**Directive**
Return only the lines from the top of the data down to the one that holds "CJK KR', 'Noto", both included, without any pictures.

* BEGIN Information provided *

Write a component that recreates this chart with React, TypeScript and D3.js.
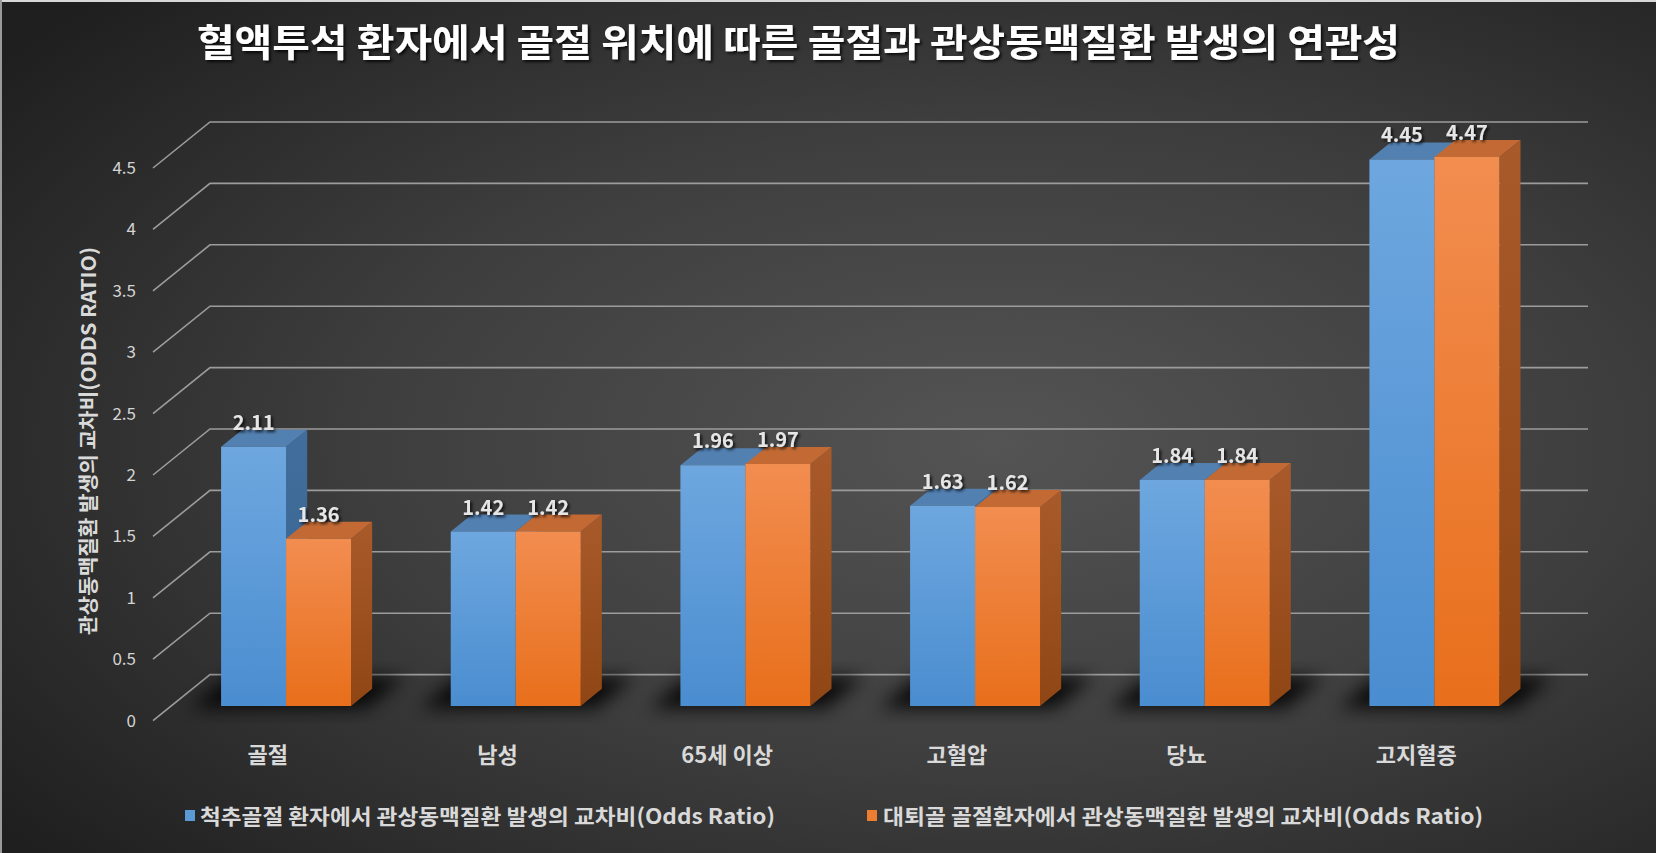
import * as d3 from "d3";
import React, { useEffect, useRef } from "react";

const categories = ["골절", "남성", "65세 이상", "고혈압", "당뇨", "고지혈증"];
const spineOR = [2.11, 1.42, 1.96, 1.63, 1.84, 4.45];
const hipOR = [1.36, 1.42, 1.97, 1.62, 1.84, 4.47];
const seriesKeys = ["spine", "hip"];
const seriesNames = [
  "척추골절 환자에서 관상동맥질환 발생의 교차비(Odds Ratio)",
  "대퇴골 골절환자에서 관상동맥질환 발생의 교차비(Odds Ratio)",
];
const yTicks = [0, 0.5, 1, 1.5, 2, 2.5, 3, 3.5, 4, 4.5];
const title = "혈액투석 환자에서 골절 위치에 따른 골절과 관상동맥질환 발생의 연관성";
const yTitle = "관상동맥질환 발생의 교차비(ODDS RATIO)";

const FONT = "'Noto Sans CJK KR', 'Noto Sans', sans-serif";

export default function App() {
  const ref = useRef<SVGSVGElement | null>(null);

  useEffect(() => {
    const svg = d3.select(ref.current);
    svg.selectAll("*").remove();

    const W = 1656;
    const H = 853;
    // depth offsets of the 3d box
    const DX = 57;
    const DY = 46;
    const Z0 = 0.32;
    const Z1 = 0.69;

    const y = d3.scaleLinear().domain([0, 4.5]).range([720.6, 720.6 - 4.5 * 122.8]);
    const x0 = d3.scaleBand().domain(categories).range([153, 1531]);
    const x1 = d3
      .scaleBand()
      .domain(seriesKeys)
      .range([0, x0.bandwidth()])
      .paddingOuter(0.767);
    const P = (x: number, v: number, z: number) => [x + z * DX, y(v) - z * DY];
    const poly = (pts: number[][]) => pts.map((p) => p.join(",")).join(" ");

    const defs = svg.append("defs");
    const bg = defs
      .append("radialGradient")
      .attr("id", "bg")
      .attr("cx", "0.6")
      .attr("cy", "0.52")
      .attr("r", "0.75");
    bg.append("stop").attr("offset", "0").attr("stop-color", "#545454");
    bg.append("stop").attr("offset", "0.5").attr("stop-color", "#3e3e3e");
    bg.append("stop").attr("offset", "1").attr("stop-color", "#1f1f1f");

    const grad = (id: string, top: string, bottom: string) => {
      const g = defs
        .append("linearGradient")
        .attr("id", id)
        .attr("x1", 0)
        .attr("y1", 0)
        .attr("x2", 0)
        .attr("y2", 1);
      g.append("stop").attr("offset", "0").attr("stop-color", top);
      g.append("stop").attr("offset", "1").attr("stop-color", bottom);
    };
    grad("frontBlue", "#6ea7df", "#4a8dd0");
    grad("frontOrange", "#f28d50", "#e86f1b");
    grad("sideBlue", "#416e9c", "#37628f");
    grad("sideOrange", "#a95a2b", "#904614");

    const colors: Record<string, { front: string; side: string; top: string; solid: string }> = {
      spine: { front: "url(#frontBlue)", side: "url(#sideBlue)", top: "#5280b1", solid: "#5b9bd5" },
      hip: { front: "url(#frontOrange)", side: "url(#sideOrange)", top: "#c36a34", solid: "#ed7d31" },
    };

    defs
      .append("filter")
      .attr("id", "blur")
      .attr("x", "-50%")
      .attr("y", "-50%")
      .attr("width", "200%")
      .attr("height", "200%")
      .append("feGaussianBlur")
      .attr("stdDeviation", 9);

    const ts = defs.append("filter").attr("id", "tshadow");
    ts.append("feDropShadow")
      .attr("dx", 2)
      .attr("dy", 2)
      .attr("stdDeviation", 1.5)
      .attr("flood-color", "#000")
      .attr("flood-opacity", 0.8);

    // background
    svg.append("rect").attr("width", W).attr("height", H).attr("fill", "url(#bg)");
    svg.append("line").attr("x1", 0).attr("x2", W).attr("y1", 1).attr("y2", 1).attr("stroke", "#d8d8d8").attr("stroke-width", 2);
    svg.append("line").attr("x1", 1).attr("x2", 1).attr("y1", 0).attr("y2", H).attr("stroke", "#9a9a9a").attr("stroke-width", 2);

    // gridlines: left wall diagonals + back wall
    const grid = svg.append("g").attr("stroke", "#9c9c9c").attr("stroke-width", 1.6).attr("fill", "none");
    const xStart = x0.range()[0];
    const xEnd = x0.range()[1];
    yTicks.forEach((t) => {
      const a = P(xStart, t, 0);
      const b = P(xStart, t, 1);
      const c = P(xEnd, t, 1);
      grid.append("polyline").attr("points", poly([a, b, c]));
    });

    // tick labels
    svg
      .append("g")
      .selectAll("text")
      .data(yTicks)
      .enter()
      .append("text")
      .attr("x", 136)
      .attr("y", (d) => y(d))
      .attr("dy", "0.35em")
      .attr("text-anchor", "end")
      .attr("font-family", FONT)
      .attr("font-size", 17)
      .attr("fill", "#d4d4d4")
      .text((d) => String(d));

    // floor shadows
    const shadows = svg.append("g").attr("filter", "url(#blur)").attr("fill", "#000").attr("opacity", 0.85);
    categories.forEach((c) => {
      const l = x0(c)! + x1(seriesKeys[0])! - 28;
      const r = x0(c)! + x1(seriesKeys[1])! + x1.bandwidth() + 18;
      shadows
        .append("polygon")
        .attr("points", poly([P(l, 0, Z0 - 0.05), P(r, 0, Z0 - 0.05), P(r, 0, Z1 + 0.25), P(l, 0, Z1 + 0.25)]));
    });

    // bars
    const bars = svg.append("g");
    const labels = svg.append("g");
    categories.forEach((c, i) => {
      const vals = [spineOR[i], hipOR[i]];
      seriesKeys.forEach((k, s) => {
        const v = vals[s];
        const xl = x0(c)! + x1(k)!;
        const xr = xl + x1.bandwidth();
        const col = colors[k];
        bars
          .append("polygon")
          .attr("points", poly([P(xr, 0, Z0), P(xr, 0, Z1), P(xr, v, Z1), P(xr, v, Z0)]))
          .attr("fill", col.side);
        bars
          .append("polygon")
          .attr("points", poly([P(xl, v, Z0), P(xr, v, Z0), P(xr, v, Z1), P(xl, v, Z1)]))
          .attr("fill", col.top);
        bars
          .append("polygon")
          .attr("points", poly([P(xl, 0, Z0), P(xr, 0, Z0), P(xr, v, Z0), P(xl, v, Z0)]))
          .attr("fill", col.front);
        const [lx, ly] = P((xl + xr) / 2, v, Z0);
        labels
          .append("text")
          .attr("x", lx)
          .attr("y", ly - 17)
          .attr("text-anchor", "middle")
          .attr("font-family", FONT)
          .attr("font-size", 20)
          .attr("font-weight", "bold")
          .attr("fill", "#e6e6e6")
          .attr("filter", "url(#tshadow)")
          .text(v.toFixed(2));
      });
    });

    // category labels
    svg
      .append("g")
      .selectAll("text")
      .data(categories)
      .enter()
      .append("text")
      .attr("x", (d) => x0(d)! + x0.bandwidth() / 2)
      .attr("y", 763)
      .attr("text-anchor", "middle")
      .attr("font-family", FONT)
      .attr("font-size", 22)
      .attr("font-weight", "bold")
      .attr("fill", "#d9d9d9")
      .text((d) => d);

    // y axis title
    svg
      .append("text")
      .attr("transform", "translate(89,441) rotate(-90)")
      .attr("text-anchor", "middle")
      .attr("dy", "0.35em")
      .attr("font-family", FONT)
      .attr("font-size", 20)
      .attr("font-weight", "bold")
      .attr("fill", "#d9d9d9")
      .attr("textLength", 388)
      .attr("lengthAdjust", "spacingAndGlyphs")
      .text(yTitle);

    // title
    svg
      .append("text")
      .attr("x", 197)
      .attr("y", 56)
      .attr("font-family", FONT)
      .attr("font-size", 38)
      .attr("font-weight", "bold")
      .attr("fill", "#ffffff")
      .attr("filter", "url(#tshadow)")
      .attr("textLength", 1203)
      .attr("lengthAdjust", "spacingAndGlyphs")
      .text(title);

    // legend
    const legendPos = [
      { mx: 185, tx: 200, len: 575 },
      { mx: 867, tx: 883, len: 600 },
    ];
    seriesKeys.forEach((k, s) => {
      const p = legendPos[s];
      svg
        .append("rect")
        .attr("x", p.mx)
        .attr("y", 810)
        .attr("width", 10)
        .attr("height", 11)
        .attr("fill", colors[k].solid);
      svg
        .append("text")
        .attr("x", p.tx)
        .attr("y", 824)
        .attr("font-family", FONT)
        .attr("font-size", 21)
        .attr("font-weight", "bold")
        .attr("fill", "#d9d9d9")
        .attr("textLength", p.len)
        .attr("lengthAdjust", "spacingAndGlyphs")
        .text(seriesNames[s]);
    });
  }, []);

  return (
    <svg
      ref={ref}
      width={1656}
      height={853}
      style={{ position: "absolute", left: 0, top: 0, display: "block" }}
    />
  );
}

* END Information provided *

**Complete response**
Write a component that recreates this chart with React, TypeScript and D3.js.
import * as d3 from "d3";
import React, { useEffect, useRef } from "react";

const categories = ["골절", "남성", "65세 이상", "고혈압", "당뇨", "고지혈증"];
const spineOR = [2.11, 1.42, 1.96, 1.63, 1.84, 4.45];
const hipOR = [1.36, 1.42, 1.97, 1.62, 1.84, 4.47];
const seriesKeys = ["spine", "hip"];
const seriesNames = [
  "척추골절 환자에서 관상동맥질환 발생의 교차비(Odds Ratio)",
  "대퇴골 골절환자에서 관상동맥질환 발생의 교차비(Odds Ratio)",
];
const yTicks = [0, 0.5, 1, 1.5, 2, 2.5, 3, 3.5, 4, 4.5];
const title = "혈액투석 환자에서 골절 위치에 따른 골절과 관상동맥질환 발생의 연관성";
const yTitle = "관상동맥질환 발생의 교차비(ODDS RATIO)";

const FONT = "'Noto Sans CJK KR', 'Noto Sans', sans-serif";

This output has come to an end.